In short, come what may, JESUS! Jesus.

3 thoughts on “Jesus! (A Sermon on Luke 2:21)”

  1. lawrence nerney

    This is why I am still a Lutheran. We have not attended in many years. However, this sermon and similar, cause me to pause in my day and pray, praise and give thanks. Only a Lutheran (LCMS) pastor can do this to me. He is high up in the church. He will always be a pastor.
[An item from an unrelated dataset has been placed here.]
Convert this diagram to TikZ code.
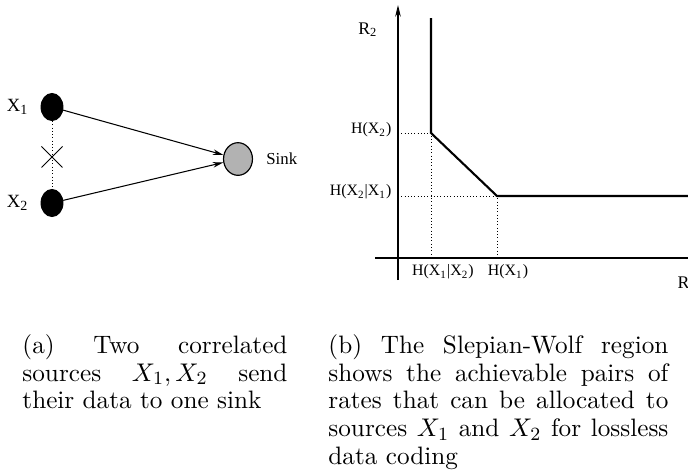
\documentclass[tikz,border=0pt]{standalone}
\usepackage{amsmath,amssymb}
\usepackage{fontspec}
\newfontfamily\figfont{Liberation Serif}
\usepackage{tikz}
\usetikzlibrary{arrows.meta,shapes.geometric,shapes.misc,positioning,calc}
\tikzset{
  wsnsource/.style={
    ellipse, draw=black, fill=black, line width=0.4pt,
    minimum width=9.4pt, minimum height=11.6pt, inner sep=0pt
  },
  wsnsink/.style={
    ellipse, draw=black, fill=gray!60, line width=0.5pt,
    minimum width=12.4pt, minimum height=14pt, inner sep=0pt
  },
  wsncut/.style={cross out, draw=black, line width=0.4pt, minimum size=8.6pt, inner sep=0pt},
  wsnedge/.style={-{Stealth[length=4.5pt,width=2.4pt]},line width=0.45pt},
  wsnguide/.style={densely dotted,line width=0.4pt},
  wsnlabel/.style={font=\figfont\fontsize{8}{9}\selectfont,inner sep=1pt},
  swaxis/.style={line width=0.45pt},
  swbound/.style={line width=0.9pt,line join=miter},
  swguide/.style={densely dotted,line width=0.4pt},
  swlabel/.style={font=\figfont\fontsize{6.8}{8}\selectfont,inner sep=0.5pt},
  capnote/.style={font=\fontsize{10.8}{11.9}\selectfont,align=justify,inner sep=0pt,anchor=north west}
}

\begin{document}
\begin{tikzpicture}[x=0.4286pt,y=-0.4286pt]
  \useasboundingbox (0,0) rectangle (688,475);

  % (a) sources and sink
  \node[wsnsource] (x1) at (52,107) {};
  \node[wsnsource] (x2) at (52,203) {};
  \node[wsnlabel,left=4pt of x1] (x1lab) {X\textsubscript{1}};
  \node[wsnlabel,left=4pt of x2] (x2lab) {X\textsubscript{2}};
  \draw[wsnguide] (x1) -- (x2);
  \node[wsncut] (cut) at ($(x1)!0.52!(x2)$) {};

  \node[wsnsink] (sink) at (238,159) {};
  \node[wsnlabel,font=\figfont\fontsize{7.2}{8}\selectfont,right=4.5pt of sink] (sinklab) {Sink};
  \draw[wsnedge] (x1) -- (sink);
  \draw[wsnedge] (x2) -- (sink);

  % (b) Slepian-Wolf region
  \coordinate (ybot) at (398,280);
  \coordinate (ytop) at (398,5);
  \coordinate (xleft) at (375,258);
  \coordinate (xright) at (688,258);
  \draw[swaxis,-{Stealth[length=5pt,width=2.4pt]}] (ybot) -- (ytop);
  \draw[swaxis] (xleft) -- (xright);

  \coordinate (top) at (431,18);
  \coordinate (c1) at (431,133);
  \coordinate (c2) at (497,196);
  \coordinate (far) at (688,196);
  \draw[swguide] (c1 -| ybot) -- (c1) -- (c1 |- xleft);
  \draw[swguide] (c2 -| ybot) -- (c2) -- (c2 |- xleft);
  \draw[swbound] (top) -- (c1) -- (c2) -- (far);

  \node[swlabel,anchor=east] (h2) at (393,130) {H(X\textsubscript{2})};
  \node[swlabel,anchor=east] (h21) at (393,192) {H(X\textsubscript{2}|X\textsubscript{1})};
  \node[swlabel] (h12) at (443,272) {H(X\textsubscript{1}|X\textsubscript{2})};
  \node[swlabel] (h1) at (508,272) {H(X\textsubscript{1})};
  \node[swlabel,font=\figfont\fontsize{7.6}{9}\selectfont] (r2) at (368,30) {R\textsubscript{2}};
  \node[swlabel,font=\figfont\fontsize{7.6}{9}\selectfont,anchor=west] (r1) at (676,283) {R};

  % captions
  \node[capnote,text width=113.6pt] (capa) at (22,334)
    {(a) Two correlated\linebreak sources $X_1,X_2$ send\linebreak their data to one sink};
  \node[capnote,text width=145.7pt] (capb) at (328,334)
    {(b) The Slepian-Wolf region\linebreak shows the achievable pairs of\linebreak rates that can be allocated to\linebreak sources $X_1$ and $X_2$ for lossless\linebreak data coding};
\end{tikzpicture}
\end{document}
There is no higher title upon the earth.

  2. Re: “Indeed, dear friends, seeing the accumulating sin of this nation …, we can make a calculation….”

    Before we attempt the calculation, we might want to consider, “How unsearchable his judgments….!” (Romans 11:33 ESV)

    Re: “It would be an amazing thing if the One who sent us His own Son as a gift would not give us bread, food, and clothing for this body and life.”

    It is not difficult to identify parts of the world where Christians among others suffer truly devastating privations.